## [DESCRIPTION OF THE TASK]
Each line should be copied exactly.
--- Start of DATA SHOWN ---
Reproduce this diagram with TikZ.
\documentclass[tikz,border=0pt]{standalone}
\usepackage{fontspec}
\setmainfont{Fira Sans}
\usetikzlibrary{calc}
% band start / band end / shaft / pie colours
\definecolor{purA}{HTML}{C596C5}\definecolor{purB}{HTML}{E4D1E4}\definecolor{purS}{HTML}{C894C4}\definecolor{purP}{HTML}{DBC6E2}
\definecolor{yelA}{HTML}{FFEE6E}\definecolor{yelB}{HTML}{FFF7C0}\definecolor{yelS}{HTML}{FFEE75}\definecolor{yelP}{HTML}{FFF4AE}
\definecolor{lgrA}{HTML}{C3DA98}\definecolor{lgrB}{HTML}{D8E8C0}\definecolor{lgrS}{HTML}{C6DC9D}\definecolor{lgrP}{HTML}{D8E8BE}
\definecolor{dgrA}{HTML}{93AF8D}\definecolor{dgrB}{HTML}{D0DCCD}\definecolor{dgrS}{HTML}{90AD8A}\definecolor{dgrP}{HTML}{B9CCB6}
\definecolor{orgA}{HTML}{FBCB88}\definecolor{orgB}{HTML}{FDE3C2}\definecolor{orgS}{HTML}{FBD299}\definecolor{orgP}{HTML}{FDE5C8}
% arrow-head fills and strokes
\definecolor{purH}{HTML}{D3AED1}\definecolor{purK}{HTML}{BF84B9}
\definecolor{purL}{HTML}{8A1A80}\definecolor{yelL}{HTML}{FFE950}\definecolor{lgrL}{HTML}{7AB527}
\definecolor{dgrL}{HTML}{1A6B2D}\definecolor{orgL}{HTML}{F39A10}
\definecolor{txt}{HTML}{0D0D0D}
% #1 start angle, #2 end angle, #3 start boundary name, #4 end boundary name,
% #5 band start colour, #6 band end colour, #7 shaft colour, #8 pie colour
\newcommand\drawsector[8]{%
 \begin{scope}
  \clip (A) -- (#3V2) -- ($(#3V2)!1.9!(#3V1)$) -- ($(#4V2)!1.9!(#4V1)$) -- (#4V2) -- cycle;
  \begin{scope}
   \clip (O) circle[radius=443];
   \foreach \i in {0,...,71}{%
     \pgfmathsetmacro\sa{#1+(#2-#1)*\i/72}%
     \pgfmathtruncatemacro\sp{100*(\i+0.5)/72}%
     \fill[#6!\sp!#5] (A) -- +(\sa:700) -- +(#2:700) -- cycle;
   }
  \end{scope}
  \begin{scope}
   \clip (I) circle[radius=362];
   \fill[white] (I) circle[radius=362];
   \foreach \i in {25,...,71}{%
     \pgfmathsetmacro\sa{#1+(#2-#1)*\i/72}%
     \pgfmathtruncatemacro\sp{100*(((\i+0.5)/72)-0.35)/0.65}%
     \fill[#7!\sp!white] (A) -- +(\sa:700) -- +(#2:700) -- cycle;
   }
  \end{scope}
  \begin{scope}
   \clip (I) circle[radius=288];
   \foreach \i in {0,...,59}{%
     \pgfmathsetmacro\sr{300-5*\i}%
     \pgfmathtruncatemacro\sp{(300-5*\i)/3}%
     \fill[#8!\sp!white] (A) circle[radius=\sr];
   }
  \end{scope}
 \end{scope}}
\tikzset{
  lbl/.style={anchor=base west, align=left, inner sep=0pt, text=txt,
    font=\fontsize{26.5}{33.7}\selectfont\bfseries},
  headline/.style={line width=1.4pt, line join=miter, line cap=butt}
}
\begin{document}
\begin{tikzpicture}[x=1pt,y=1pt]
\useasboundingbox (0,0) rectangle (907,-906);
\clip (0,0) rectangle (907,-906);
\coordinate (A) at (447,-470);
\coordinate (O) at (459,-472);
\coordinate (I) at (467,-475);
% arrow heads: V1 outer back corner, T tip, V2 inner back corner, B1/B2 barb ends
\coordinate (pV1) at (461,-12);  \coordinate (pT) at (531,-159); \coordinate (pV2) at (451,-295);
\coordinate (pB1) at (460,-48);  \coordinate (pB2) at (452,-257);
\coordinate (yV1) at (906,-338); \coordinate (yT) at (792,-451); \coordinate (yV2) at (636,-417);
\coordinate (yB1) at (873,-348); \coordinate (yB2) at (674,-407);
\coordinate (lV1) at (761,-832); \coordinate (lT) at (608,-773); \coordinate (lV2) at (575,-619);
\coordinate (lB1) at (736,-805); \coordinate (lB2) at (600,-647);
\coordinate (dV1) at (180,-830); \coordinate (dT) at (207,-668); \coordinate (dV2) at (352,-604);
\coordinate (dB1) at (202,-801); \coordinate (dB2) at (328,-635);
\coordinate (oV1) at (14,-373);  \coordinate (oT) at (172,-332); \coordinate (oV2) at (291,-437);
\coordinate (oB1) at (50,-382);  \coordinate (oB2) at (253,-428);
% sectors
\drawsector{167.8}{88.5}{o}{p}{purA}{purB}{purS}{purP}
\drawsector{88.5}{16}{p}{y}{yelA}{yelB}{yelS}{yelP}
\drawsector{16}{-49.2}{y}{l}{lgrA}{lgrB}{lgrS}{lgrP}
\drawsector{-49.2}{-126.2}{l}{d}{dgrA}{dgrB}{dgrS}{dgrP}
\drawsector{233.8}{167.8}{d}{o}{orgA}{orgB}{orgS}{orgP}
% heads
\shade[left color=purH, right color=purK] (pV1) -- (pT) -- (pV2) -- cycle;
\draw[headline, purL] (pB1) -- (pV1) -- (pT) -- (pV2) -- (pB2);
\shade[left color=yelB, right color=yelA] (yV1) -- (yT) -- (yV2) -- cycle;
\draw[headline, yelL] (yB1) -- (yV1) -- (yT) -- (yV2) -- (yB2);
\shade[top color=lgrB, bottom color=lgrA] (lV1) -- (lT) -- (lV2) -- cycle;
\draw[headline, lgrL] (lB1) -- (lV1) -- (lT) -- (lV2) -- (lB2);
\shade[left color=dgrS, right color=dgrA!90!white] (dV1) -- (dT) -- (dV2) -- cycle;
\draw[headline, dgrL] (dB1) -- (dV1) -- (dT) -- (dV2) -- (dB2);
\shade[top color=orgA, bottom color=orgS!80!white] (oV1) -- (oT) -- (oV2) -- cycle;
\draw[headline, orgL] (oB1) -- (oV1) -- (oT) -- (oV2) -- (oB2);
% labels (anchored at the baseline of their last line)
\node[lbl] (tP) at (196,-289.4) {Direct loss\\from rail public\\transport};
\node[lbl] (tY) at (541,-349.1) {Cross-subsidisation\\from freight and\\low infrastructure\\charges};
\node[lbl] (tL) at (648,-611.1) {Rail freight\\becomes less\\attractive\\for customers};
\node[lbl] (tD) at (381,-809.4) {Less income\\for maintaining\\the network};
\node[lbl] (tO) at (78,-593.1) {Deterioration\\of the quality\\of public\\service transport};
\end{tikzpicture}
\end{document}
--- End of DATA SHOWN ---
## [CORRECT RESPONSE]
Reproduce this diagram with TikZ.
\documentclass[tikz,border=0pt]{standalone}
\usepackage{fontspec}
\setmainfont{Fira Sans}
\usetikzlibrary{calc}
% band start / band end / shaft / pie colours
\definecolor{purA}{HTML}{C596C5}\definecolor{purB}{HTML}{E4D1E4}\definecolor{purS}{HTML}{C894C4}\definecolor{purP}{HTML}{DBC6E2}
\definecolor{yelA}{HTML}{FFEE6E}\definecolor{yelB}{HTML}{FFF7C0}\definecolor{yelS}{HTML}{FFEE75}\definecolor{yelP}{HTML}{FFF4AE}
\definecolor{lgrA}{HTML}{C3DA98}\definecolor{lgrB}{HTML}{D8E8C0}\definecolor{lgrS}{HTML}{C6DC9D}\definecolor{lgrP}{HTML}{D8E8BE}
\definecolor{dgrA}{HTML}{93AF8D}\definecolor{dgrB}{HTML}{D0DCCD}\definecolor{dgrS}{HTML}{90AD8A}\definecolor{dgrP}{HTML}{B9CCB6}
\definecolor{orgA}{HTML}{FBCB88}\definecolor{orgB}{HTML}{FDE3C2}\definecolor{orgS}{HTML}{FBD299}\definecolor{orgP}{HTML}{FDE5C8}
% arrow-head fills and strokes
\definecolor{purH}{HTML}{D3AED1}\definecolor{purK}{HTML}{BF84B9}
\definecolor{purL}{HTML}{8A1A80}\definecolor{yelL}{HTML}{FFE950}\definecolor{lgrL}{HTML}{7AB527}
\definecolor{dgrL}{HTML}{1A6B2D}\definecolor{orgL}{HTML}{F39A10}
\definecolor{txt}{HTML}{0D0D0D}
% #1 start angle, #2 end angle, #3 start boundary name, #4 end boundary name,
% #5 band start colour, #6 band end colour, #7 shaft colour, #8 pie colour
\newcommand\drawsector[8]{%
 \begin{scope}
  \clip (A) -- (#3V2) -- ($(#3V2)!1.9!(#3V1)$) -- ($(#4V2)!1.9!(#4V1)$) -- (#4V2) -- cycle;
  \begin{scope}
   \clip (O) circle[radius=443];
   \foreach \i in {0,...,71}{%
     \pgfmathsetmacro\sa{#1+(#2-#1)*\i/72}%
     \pgfmathtruncatemacro\sp{100*(\i+0.5)/72}%
     \fill[#6!\sp!#5] (A) -- +(\sa:700) -- +(#2:700) -- cycle;
   }
  \end{scope}
  \begin{scope}
   \clip (I) circle[radius=362];
   \fill[white] (I) circle[radius=362];
   \foreach \i in {25,...,71}{%
     \pgfmathsetmacro\sa{#1+(#2-#1)*\i/72}%
     \pgfmathtruncatemacro\sp{100*(((\i+0.5)/72)-0.35)/0.65}%
     \fill[#7!\sp!white] (A) -- +(\sa:700) -- +(#2:700) -- cycle;
   }
  \end{scope}
  \begin{scope}
   \clip (I) circle[radius=288];
   \foreach \i in {0,...,59}{%
     \pgfmathsetmacro\sr{300-5*\i}%
     \pgfmathtruncatemacro\sp{(300-5*\i)/3}%
     \fill[#8!\sp!white] (A) circle[radius=\sr];
   }
  \end{scope}
 \end{scope}}
\tikzset{
  lbl/.style={anchor=base west, align=left, inner sep=0pt, text=txt,
    font=\fontsize{26.5}{33.7}\selectfont\bfseries},
  headline/.style={line width=1.4pt, line join=miter, line cap=butt}
}
\begin{document}
\begin{tikzpicture}[x=1pt,y=1pt]
\useasboundingbox (0,0) rectangle (907,-906);
\clip (0,0) rectangle (907,-906);
\coordinate (A) at (447,-470);
\coordinate (O) at (459,-472);
\coordinate (I) at (467,-475);
% arrow heads: V1 outer back corner, T tip, V2 inner back corner, B1/B2 barb ends
\coordinate (pV1) at (461,-12);  \coordinate (pT) at (531,-159); \coordinate (pV2) at (451,-295);
\coordinate (pB1) at (460,-48);  \coordinate (pB2) at (452,-257);
\coordinate (yV1) at (906,-338); \coordinate (yT) at (792,-451); \coordinate (yV2) at (636,-417);
\coordinate (yB1) at (873,-348); \coordinate (yB2) at (674,-407);
\coordinate (lV1) at (761,-832); \coordinate (lT) at (608,-773); \coordinate (lV2) at (575,-619);
\coordinate (lB1) at (736,-805); \coordinate (lB2) at (600,-647);
\coordinate (dV1) at (180,-830); \coordinate (dT) at (207,-668); \coordinate (dV2) at (352,-604);
\coordinate (dB1) at (202,-801); \coordinate (dB2) at (328,-635);
\coordinate (oV1) at (14,-373);  \coordinate (oT) at (172,-332); \coordinate (oV2) at (291,-437);
\coordinate (oB1) at (50,-382);  \coordinate (oB2) at (253,-428);
% sectors
\drawsector{167.8}{88.5}{o}{p}{purA}{purB}{purS}{purP}
\drawsector{88.5}{16}{p}{y}{yelA}{yelB}{yelS}{yelP}
\drawsector{16}{-49.2}{y}{l}{lgrA}{lgrB}{lgrS}{lgrP}
\drawsector{-49.2}{-126.2}{l}{d}{dgrA}{dgrB}{dgrS}{dgrP}
\drawsector{233.8}{167.8}{d}{o}{orgA}{orgB}{orgS}{orgP}
% heads
\shade[left color=purH, right color=purK] (pV1) -- (pT) -- (pV2) -- cycle;
\draw[headline, purL] (pB1) -- (pV1) -- (pT) -- (pV2) -- (pB2);
\shade[left color=yelB, right color=yelA] (yV1) -- (yT) -- (yV2) -- cycle;
\draw[headline, yelL] (yB1) -- (yV1) -- (yT) -- (yV2) -- (yB2);
\shade[top color=lgrB, bottom color=lgrA] (lV1) -- (lT) -- (lV2) -- cycle;
\draw[headline, lgrL] (lB1) -- (lV1) -- (lT) -- (lV2) -- (lB2);
\shade[left color=dgrS, right color=dgrA!90!white] (dV1) -- (dT) -- (dV2) -- cycle;
\draw[headline, dgrL] (dB1) -- (dV1) -- (dT) -- (dV2) -- (dB2);
\shade[top color=orgA, bottom color=orgS!80!white] (oV1) -- (oT) -- (oV2) -- cycle;
\draw[headline, orgL] (oB1) -- (oV1) -- (oT) -- (oV2) -- (oB2);
% labels (anchored at the baseline of their last line)
\node[lbl] (tP) at (196,-289.4) {Direct loss\\from rail public\\transport};
\node[lbl] (tY) at (541,-349.1) {Cross-subsidisation\\from freight and\\low infrastructure\\charges};
\node[lbl] (tL) at (648,-611.1) {Rail freight\\becomes less\\attractive\\for customers};
\node[lbl] (tD) at (381,-809.4) {Less income\\for maintaining\\the network};
\node[lbl] (tO) at (78,-593.1) {Deterioration\\of the quality\\of public\\service transport};
\end{tikzpicture}
\end{document}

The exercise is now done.